Thongchai Srisukprasert , who created the much-admired painting inspired by the late monarch’s composition “Klai Rung” on his 88th birthday, now interprets s “Chata Cheewit” (“Hungry Men’s Blues”).

 

“The Thai name of the song is sad – it literally translates as “the destiny of life”. It is like our destiny without HM the late King. We are flying alone without the one who always encouraged us at our side. I believe every Thai felt this way after the death of the King. One verse of the song talks about a bird flying alone, while another verse is about a moon symbolising the King’s birthday and a rabbit representing his Chinese zodiac sign.
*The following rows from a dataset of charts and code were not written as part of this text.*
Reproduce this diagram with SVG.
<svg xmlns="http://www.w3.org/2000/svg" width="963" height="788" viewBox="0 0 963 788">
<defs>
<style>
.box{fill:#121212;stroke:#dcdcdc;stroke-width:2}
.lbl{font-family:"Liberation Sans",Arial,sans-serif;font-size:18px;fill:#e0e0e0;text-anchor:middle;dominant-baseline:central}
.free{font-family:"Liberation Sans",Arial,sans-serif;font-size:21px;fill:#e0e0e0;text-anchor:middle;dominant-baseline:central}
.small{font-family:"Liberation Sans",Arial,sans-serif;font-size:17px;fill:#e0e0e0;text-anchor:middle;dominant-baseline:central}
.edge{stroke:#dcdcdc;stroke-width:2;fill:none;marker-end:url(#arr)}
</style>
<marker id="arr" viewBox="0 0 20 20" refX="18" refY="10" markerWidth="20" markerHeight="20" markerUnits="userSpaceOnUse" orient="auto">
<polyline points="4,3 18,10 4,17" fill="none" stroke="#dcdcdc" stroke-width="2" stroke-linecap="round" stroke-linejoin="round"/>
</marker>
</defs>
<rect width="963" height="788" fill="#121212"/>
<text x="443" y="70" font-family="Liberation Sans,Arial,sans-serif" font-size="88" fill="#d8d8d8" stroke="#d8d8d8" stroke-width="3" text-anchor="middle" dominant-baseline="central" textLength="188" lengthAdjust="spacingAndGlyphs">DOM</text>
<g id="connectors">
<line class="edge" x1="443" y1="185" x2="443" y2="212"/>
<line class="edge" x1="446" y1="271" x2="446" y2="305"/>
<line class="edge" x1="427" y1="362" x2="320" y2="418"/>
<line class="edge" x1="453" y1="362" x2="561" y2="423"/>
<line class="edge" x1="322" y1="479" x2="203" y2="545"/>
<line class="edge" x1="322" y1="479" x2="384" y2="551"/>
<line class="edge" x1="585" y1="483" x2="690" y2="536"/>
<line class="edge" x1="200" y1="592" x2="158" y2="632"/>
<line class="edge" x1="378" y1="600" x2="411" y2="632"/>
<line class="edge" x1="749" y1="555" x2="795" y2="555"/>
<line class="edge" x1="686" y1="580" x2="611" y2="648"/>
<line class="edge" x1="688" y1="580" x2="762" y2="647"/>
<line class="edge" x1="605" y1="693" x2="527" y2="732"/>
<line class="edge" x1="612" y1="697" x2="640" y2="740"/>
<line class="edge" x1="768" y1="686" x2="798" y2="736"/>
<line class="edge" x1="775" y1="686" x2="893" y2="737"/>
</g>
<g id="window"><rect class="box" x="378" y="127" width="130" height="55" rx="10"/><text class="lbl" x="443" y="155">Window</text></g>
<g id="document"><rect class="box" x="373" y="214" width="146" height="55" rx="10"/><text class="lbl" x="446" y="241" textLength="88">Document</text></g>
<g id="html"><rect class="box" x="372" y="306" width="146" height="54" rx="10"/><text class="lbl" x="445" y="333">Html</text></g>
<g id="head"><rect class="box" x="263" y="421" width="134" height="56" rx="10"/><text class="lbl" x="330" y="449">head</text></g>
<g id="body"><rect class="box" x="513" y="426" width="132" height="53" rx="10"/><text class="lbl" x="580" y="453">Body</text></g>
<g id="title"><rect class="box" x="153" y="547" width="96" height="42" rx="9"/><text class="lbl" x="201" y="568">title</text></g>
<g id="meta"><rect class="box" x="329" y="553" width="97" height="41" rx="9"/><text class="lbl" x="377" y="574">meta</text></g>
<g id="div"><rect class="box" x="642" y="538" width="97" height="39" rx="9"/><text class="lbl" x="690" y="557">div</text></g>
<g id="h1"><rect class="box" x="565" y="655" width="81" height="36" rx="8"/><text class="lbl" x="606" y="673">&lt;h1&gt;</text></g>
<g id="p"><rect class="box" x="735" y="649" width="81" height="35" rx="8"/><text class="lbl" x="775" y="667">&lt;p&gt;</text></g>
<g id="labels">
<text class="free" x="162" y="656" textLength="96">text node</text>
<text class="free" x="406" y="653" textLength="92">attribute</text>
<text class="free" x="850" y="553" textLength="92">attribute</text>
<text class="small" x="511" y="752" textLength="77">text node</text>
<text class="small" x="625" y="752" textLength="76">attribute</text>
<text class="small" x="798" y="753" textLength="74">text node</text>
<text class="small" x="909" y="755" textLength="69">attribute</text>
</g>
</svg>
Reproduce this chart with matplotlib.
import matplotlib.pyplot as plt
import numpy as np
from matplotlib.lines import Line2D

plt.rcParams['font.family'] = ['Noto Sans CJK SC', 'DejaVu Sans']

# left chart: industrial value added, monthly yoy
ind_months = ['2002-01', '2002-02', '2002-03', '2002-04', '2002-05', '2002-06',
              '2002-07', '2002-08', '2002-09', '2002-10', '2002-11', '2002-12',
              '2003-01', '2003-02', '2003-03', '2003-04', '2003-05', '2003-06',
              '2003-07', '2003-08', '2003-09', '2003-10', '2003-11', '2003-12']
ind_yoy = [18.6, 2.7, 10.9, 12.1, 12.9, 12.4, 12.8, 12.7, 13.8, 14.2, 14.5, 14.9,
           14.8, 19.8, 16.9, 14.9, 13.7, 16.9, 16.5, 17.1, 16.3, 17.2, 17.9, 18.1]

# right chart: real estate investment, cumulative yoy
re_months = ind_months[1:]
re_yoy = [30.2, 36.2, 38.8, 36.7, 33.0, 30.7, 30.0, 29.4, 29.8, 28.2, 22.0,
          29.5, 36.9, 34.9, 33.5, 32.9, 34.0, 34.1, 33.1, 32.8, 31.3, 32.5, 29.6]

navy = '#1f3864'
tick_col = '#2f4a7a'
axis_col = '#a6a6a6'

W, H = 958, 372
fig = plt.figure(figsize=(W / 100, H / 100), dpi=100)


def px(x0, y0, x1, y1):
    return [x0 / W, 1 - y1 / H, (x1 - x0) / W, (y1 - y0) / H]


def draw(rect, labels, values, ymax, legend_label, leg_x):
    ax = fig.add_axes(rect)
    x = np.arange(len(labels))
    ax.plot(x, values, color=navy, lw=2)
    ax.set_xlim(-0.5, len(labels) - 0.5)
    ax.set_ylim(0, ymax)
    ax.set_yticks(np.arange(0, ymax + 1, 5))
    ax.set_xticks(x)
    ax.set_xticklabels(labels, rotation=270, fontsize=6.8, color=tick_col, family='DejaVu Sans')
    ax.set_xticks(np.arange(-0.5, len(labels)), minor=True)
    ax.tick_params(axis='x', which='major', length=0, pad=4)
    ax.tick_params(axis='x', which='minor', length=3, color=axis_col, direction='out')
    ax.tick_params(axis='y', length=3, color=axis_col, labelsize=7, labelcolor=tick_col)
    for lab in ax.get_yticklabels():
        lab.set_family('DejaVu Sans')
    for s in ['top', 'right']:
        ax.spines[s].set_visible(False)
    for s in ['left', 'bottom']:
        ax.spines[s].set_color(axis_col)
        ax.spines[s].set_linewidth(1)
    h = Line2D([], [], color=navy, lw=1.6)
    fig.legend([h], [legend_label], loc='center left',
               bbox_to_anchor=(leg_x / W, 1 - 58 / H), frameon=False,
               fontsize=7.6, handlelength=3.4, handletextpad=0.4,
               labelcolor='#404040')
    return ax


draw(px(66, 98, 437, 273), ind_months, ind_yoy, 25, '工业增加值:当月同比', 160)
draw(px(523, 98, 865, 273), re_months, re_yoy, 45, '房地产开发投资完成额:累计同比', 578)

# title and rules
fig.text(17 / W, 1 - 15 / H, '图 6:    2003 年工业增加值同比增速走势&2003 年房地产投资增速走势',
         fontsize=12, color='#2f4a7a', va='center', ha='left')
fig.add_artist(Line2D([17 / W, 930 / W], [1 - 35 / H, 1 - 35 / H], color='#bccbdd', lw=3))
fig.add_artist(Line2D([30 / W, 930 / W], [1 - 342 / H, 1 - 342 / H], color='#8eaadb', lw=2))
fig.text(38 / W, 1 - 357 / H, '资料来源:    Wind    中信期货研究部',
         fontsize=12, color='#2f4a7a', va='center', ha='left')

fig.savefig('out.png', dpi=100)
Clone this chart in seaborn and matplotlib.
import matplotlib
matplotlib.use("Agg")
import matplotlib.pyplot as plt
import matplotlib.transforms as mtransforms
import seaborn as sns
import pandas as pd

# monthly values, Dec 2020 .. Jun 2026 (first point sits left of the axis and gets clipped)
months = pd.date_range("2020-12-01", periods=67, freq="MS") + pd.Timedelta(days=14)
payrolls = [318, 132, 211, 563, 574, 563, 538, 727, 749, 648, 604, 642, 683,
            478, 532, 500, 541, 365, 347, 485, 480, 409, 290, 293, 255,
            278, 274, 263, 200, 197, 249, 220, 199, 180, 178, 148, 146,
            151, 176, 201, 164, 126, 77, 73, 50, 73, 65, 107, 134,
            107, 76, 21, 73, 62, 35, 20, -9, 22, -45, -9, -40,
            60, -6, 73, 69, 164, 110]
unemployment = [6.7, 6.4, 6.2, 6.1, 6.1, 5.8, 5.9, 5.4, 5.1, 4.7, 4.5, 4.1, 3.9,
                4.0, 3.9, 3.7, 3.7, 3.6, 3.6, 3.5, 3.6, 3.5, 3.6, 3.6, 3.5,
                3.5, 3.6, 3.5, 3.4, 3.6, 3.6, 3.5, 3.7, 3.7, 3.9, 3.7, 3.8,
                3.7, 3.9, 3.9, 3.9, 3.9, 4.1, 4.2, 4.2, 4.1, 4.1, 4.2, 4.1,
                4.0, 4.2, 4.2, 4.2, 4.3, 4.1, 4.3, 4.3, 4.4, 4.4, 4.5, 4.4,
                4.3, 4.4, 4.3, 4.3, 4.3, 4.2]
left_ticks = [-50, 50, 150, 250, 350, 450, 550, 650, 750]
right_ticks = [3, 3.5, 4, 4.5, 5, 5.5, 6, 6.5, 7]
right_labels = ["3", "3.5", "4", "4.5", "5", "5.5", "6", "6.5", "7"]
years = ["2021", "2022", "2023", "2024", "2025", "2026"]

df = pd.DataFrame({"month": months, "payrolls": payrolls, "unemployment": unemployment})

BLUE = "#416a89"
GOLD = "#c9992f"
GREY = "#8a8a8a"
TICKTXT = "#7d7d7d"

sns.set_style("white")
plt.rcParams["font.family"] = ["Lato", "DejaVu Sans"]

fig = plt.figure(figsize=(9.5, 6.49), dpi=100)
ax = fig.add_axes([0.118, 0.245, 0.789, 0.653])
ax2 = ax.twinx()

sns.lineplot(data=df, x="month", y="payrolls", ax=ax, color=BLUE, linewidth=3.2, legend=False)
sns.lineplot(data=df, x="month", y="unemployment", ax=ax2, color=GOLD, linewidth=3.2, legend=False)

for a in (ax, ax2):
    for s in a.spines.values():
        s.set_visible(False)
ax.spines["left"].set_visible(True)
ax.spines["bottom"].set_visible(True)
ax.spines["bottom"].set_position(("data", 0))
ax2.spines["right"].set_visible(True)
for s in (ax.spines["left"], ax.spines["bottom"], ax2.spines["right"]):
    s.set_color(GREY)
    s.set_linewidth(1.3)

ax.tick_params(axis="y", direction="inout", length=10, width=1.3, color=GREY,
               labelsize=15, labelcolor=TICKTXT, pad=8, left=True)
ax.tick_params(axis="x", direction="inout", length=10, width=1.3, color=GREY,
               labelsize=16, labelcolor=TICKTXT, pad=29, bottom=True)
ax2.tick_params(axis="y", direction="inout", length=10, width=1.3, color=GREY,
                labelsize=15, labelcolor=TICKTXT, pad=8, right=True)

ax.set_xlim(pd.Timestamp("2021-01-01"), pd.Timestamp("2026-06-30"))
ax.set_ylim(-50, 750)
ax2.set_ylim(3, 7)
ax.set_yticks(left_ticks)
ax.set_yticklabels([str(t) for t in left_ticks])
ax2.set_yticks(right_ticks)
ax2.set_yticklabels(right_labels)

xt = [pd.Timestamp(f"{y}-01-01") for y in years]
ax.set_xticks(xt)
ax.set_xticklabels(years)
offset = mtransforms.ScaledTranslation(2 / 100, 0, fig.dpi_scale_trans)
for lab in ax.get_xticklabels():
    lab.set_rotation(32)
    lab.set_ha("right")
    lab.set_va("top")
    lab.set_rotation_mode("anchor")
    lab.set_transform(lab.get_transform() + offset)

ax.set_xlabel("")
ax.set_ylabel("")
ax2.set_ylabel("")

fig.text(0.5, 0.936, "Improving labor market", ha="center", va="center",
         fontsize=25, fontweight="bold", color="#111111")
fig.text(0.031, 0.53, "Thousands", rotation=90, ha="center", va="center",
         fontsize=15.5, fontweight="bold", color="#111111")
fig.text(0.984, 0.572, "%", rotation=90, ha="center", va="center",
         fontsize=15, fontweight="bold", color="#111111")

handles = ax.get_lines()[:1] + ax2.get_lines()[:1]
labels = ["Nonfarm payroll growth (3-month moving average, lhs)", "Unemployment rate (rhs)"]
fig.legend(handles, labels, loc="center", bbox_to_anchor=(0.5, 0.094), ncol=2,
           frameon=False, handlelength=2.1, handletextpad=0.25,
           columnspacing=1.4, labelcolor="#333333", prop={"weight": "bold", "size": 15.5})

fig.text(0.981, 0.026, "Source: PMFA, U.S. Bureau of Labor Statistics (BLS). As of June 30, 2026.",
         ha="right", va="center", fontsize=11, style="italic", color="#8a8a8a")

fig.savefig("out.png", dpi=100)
I compare the moon to the king who shone the light on his people and use the bird’s eye to indicate that the golden earth is full of many royal projects such as Royal Irrigation Development and Royal Rain Project,” says Thongchai.

 

Other artists taking part in the show are Rearngsak Boonyavanishkul with “Saeng Thian” (“Candlelight Blues”), Sa-ngiam Yarangsee with “Yam Yen” (“Love at Sundown”), Preecha Thaothong with “Sai Fon” (“Falling Rain”), Ekachai Luadsoongern with “Klai Rung” (“Near Dawn”), Pornchai Chaima with “Phon Pi Mai” (“New Year Greetings”), Likit Nisetanakarn with “Yam Kam” (“Twilight”), Lampu Kansanoh with “Yim Su” (“Smiles”), Arnan Ratchawang-inn with “Kham Laeo” (“Lullaby”), Surasit Saokong with “Saeng Duean” (“Magic Beams”), Theekawut Boonvijit with “Phirom Rak” (“A Love Story”), Nitikorn Kraivixien with “Nai Duang Chai Niran” (“Still on My Mind”), Surathin Tatana with “Kwam Fun An Sungsud” (“The Noblest Dream”), and Nipon Jungkina with “Rao Su” (“We Shall Fight”).

 

The opening of the show featured Assistant Professor Dr Pathorn Srikanon, a member of Au Sau Wan Suk Royal Musical Band, accompanying a live painting demonstration led by Preecha Thaothong and Chalermchai Kositpipat.

This event is like sending our king off to heaven,” Dr Pathorn told XP.

TRIBUTE TO TALENT

- “Music & Art from the Land of Prosperity” continues at Quartier Gallery on the M floor of The EmQuartier Shopping Complex through September 24.

- The shopping centre is open daily from 10am to 9pm.